The moment that I found
that moment, I remembered when decided to take a different way from what many
people think about me is. And I remembered it was fear. How did if I fail and
fall? How I could overcome the situation in around? And it was true I failed. It
was so painful and I tried to smile as though I enjoyed. That was a true
situation happened. Even that was a memory I want to forget forever.
After that I kept walk
on my life because it was a way I’ve choosen. I didn’t know when it was begun
but I’ve found the bright glow. I was like was reborn and I very enjoyed. But I
had a question again. Have I choosen the right way? I’ve found my self and my
power. But in other side I’ve also found my enemy and my weakness. When hope
and courage get stronger just like that with fear. This is a new problem that I
must face to.
Now I can look for and
figure the indeterminancy out. Even also can formulate in a question sentence. I
write at the white paper with the blank ink very clear and for the answer too. This
is more horrible. I can make everything very clear. The good and the bad. I
begin write down the things in the future carefully by look at the fact. It
make me shocked. Because the result never find the ending. The fact is far from
the formula that I’ve made. Then how I can take care of my self?

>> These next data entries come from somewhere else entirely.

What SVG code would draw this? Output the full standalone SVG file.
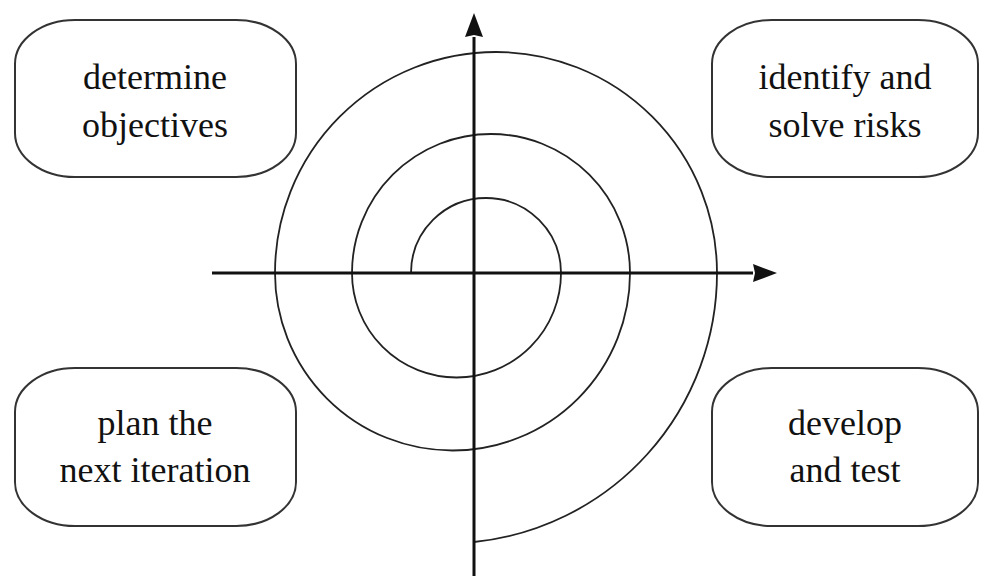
<svg xmlns="http://www.w3.org/2000/svg" width="982" height="576" viewBox="0 0 982 576">
<style>
.box{fill:#fff;stroke:#333;stroke-width:2}
.lbl{font-family:"Liberation Serif","Times New Roman",serif;font-size:36px;fill:#111;text-anchor:middle}
.axis{stroke:#111;stroke-width:3;fill:none}
.spiral{stroke:#222;stroke-width:1.8;fill:none}
</style>
<defs>
<marker id="arr" viewBox="0 0 24 18" refX="0" refY="9" markerWidth="24" markerHeight="18" markerUnits="userSpaceOnUse" orient="auto">
<path d="M0,0 L24,9 L0,18 L2,9 Z" fill="#111"/>
</marker>
</defs>
<rect width="982" height="576" fill="#fff"/>
<g id="connectors">
<path class="spiral" d="M 411 273 A 75 75 0 0 1 561 273 A 104.5 104.5 0 0 1 352 273 A 139 139 0 0 1 630 273 A 177.5 177.5 0 0 1 275 273 A 221 221 0 0 1 717 273 A 270.4 270.4 0 0 1 474 542"/>
<line class="axis" x1="212" y1="273" x2="753" y2="273" marker-end="url(#arr)"/>
<line class="axis" x1="474" y1="576" x2="474" y2="37" marker-end="url(#arr)"/>
</g>
<g id="objectives">
<rect class="box" x="15" y="20" width="281" height="157" rx="60" ry="44"/>
<text class="lbl" x="155" y="89">determine</text>
<text class="lbl" x="155" y="137">objectives</text>
</g>
<g id="risks">
<rect class="box" x="712" y="20" width="266" height="157" rx="60" ry="44"/>
<text class="lbl" x="845" y="89">identify and</text>
<text class="lbl" x="845" y="137">solve risks</text>
</g>
<g id="plan">
<rect class="box" x="15" y="368" width="281" height="158" rx="60" ry="44"/>
<text class="lbl" x="155" y="435">plan the</text>
<text class="lbl" x="155" y="482">next iteration</text>
</g>
<g id="develop">
<rect class="box" x="712" y="368" width="266" height="158" rx="60" ry="44"/>
<text class="lbl" x="845" y="435">develop</text>
<text class="lbl" x="845" y="482">and test</text>
</g>
</svg>
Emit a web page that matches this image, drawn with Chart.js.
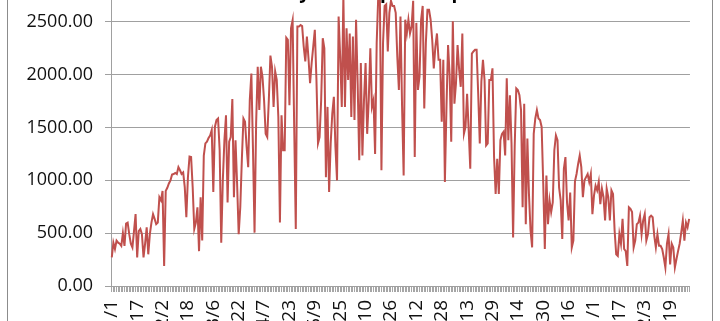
<!DOCTYPE html>
<html>
<head>
<meta charset="utf-8">
<script src="https://cdn.jsdelivr.net/npm/chart.js@4"></script>
<style>
  html, body { margin: 0; padding: 0; background: #fff; overflow: hidden; }
  body { width: 720px; height: 321px; position: relative; }
  #frame { position: absolute; left: 7px; top: -20px; width: 706px; height: 400px;
           border-left: 1px solid #8c8c8c; border-right: 1px solid #8c8c8c; box-sizing: border-box; }
  #chart { position: absolute; left: 0; top: -60px; }
</style>
</head>
<body>
<div id="frame"></div>
<canvas id="chart" width="720" height="390"></canvas>
<script>
// days per month, labels are m/d for every day of the year
const MONTH_DAYS = [31, 28, 31, 30, 31, 30, 31, 31, 30, 31, 30, 31];
const LABEL_STEP = 16;
const Y_MAX = 3000;
const Y_STEP = 500;
const TITLE = "Daily PV Output Graph";

// daily values
const output = [
  270,410,350,430,410,400,380,500,380,590,
  600,490,400,365,520,680,270,520,540,490,
  270,400,555,300,490,600,680,635,585,600,
  840,810,900,190,900,930,970,1000,1055,1060,
  1070,1060,1125,1095,1060,1075,935,650,1030,1225,
  1220,935,540,600,745,330,840,430,1235,1350,
  1365,1400,1425,1475,890,1505,1570,1585,1285,410,
  1000,1380,1615,790,1365,1410,1770,840,1380,970,
  490,745,1200,1585,1555,1315,1125,1760,2010,1300,
  505,1540,2075,1665,2075,1980,1760,1440,1410,1760,
  2180,2075,1695,2030,1950,1600,600,1615,1285,1285,
  2350,2330,1710,2440,2515,1500,540,2455,2455,
  2470,2460,2265,2125,2360,2155,1920,2110,2265,2425,
  1965,1350,1410,1760,2345,2250,1030,1695,890,1350,
  1630,1790,1315,1000,2550,2170,1695,2750,1695,2440,
  1950,2390,1600,2360,1570,2520,1920,1190,2110,1235,
  1760,2110,1440,1760,2250,1695,1760,1250,2300,2750,
  2750,1095,2300,2650,2665,2220,2585,2700,2650,2650,
  2585,2170,1855,2550,1700,1045,2520,2390,2520,2390,
  2455,2700,1220,2490,1855,1980,2520,2650,1680,2300,
  2615,2615,2520,2330,2060,2265,2390,2140,2140,1555,
  2140,985,1695,2280,1995,1365,2505,1725,1920,2280,
  2045,1885,2390,1440,1505,1820,1475,1110,2200,2220,
  2235,2235,1820,1350,1935,2140,1950,1330,1350,1950,
  1950,
  2060,1220,870,1205,870,1380,1440,1460,1235,1965,
  1380,1805,1350,460,1315,1870,1855,1805,1665,745,
  1725,585,1395,870,525,365,1440,1585,1665,1585,
  1570,1505,970,350,1045,585,810,700,790,1285,
  1425,1380,930,810,445,1110,1220,790,620,885,
  365,430,990,1060,1155,1235,1125,840,1000,1030,
  1060,985,1060,680,855,950,905,985,775,920,
  840,620,920,840,620,905,870,525,300,285,
  490,400,635,350,330,190,745,730,700,365,
  430,585,600,665,490,620,680,430,490,650,
  665,650,475,365,490,380,380,350,270,175,
  400,490,205,400,365,175,255,330,400,505,
  620,430,600,555,635
];

const days = [];
MONTH_DAYS.forEach((n, m) => {
  for (let d = 1; d <= n; d++) days.push((m + 1) + "/" + d);
});

const yFont = { family: "'Open Sans', sans-serif", size: 18 };
const xFont = { family: "'Open Sans', sans-serif", size: 19 };

// title sits mostly above the visible area, only its bottom shows
const titlePlugin = {
  id: "cutTitle",
  afterDraw(chart) {
    const ctx = chart.ctx;
    ctx.save();
    ctx.font = "bold 19px 'Open Sans', sans-serif";
    ctx.fillStyle = "#000";
    ctx.textAlign = "center";
    ctx.textBaseline = "alphabetic";
    ctx.fillText(TITLE, 369, 58);
    ctx.restore();
  }
};

new Chart(document.getElementById("chart"), {
  type: "line",
  data: {
    labels: days,
    datasets: [{
      label: "Output",
      data: output,
      borderColor: "#c0504d",
      borderWidth: 2,
      pointRadius: 0,
      tension: 0,
      fill: false
    }]
  },
  options: {
    responsive: false,
    animation: false,
    devicePixelRatio: 1,
    layout: { padding: { top: 29, right: 27, left: 0, bottom: 0 } },
    plugins: {
      legend: { display: false },
      tooltip: { enabled: false },
      title: { display: false }
    },
    scales: {
      x: {
        offset: true,
        grid: { drawOnChartArea: false, drawTicks: true, tickLength: 6, color: "#a6a6a6" },
        border: { color: "#a0a0a0", width: 1 },
        ticks: {
          autoSkip: false,
          minRotation: 90,
          maxRotation: 90,
          padding: 8,
          color: "#111",
          font: xFont,
          callback: function (v, i) {
            return i % LABEL_STEP === 0 ? days[i] : "";
          }
        },
        afterFit: function (s) { s.height = 44; }
      },
      y: {
        min: 0,
        max: Y_MAX,
        grid: { color: "#a0a0a0", tickLength: 6 },
        border: { color: "#a0a0a0", width: 1 },
        ticks: {
          stepSize: Y_STEP,
          padding: 12,
          color: "#111",
          font: yFont,
          callback: function (v) { return v.toFixed(2); }
        },
        afterFit: function (s) { s.width = 111; }
      }
    }
  },
  plugins: [titlePlugin]
});
</script>
</body>
</html>
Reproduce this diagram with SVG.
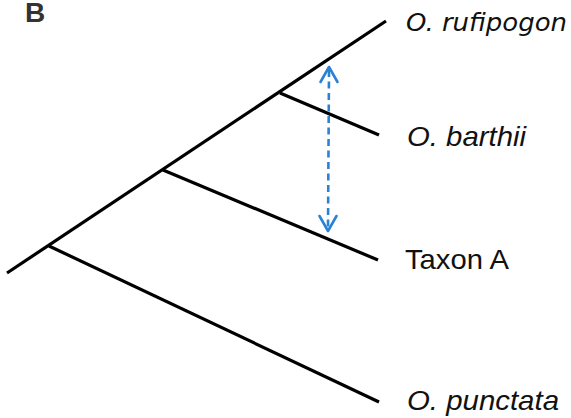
<svg xmlns="http://www.w3.org/2000/svg" width="571" height="418" viewBox="0 0 571 418">
  <defs>
    <style>
      .branch { stroke: #000; stroke-width: 3.2; fill: none; stroke-linecap: butt; }
      .gene { stroke: #2b82d4; stroke-width: 2.6; fill: none; stroke-dasharray: 7 4.5; }
      .head { stroke: #2b82d4; stroke-width: 2.6; fill: none; stroke-linecap: round; stroke-linejoin: round; }
      .taxon { font-family: "Liberation Sans", Arial, sans-serif; font-size: 28px; fill: #111; }
      .sp { font-style: italic; }
      .panel { font-family: "Liberation Sans", Arial, sans-serif; font-size: 28px; font-weight: bold; fill: #333; }
    </style>
  </defs>
  <rect width="571" height="418" fill="#fff"/>

  <text class="panel" x="25" y="22">B</text>

  <!-- tree branches -->
  <g id="connectors">
    <line class="branch" x1="7" y1="273" x2="386" y2="21"/>
    <line class="branch" x1="49" y1="246" x2="379" y2="402"/>
    <line class="branch" x1="163" y1="170" x2="378" y2="260"/>
    <line class="branch" x1="280" y1="93" x2="379" y2="135"/>
    <!-- double-headed dashed arrow -->
    <line class="gene" x1="329" y1="70" x2="328" y2="228"/>
    <polyline class="head" points="320.5,82 329,67 337.5,82"/>
    <polyline class="head" points="319.5,216 328,231 336.5,216"/>
  </g>

  <g id="rufipogon">
    <text class="taxon sp" x="406" y="31" style="font-family:'DejaVu Sans',sans-serif;font-size:25px" textLength="161" lengthAdjust="spacingAndGlyphs">O. rufipogon</text>
  </g>
  <g id="barthii">
    <text class="taxon sp" x="407" y="146" textLength="119" lengthAdjust="spacingAndGlyphs">O. barthii</text>
  </g>
  <g id="taxonA">
    <text class="taxon" x="405" y="269" textLength="104" lengthAdjust="spacingAndGlyphs">Taxon A</text>
  </g>
  <g id="punctata">
    <text class="taxon sp" x="407" y="410" textLength="152" lengthAdjust="spacingAndGlyphs">O. punctata</text>
  </g>
</svg>
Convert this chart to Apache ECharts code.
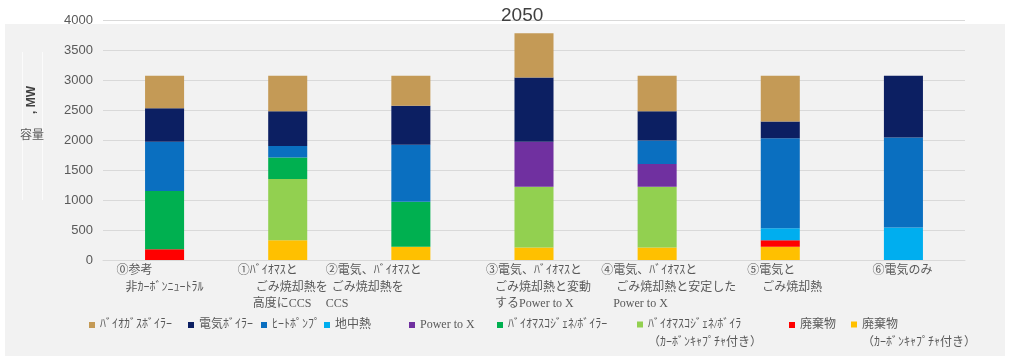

The most
horrible is because everything is looked very clear and I know it will be
tears.
In spite of this, I’m
happy and will be so grateful even if I have to weep. I can understand how my
self is although not always can take care of. This is so precious. Now I can
say very clear that I’ve choosen the right way. I will enjoy it. Thanks to you who’ve
accompanied me all this time and also to you who’ve made me cry and fall.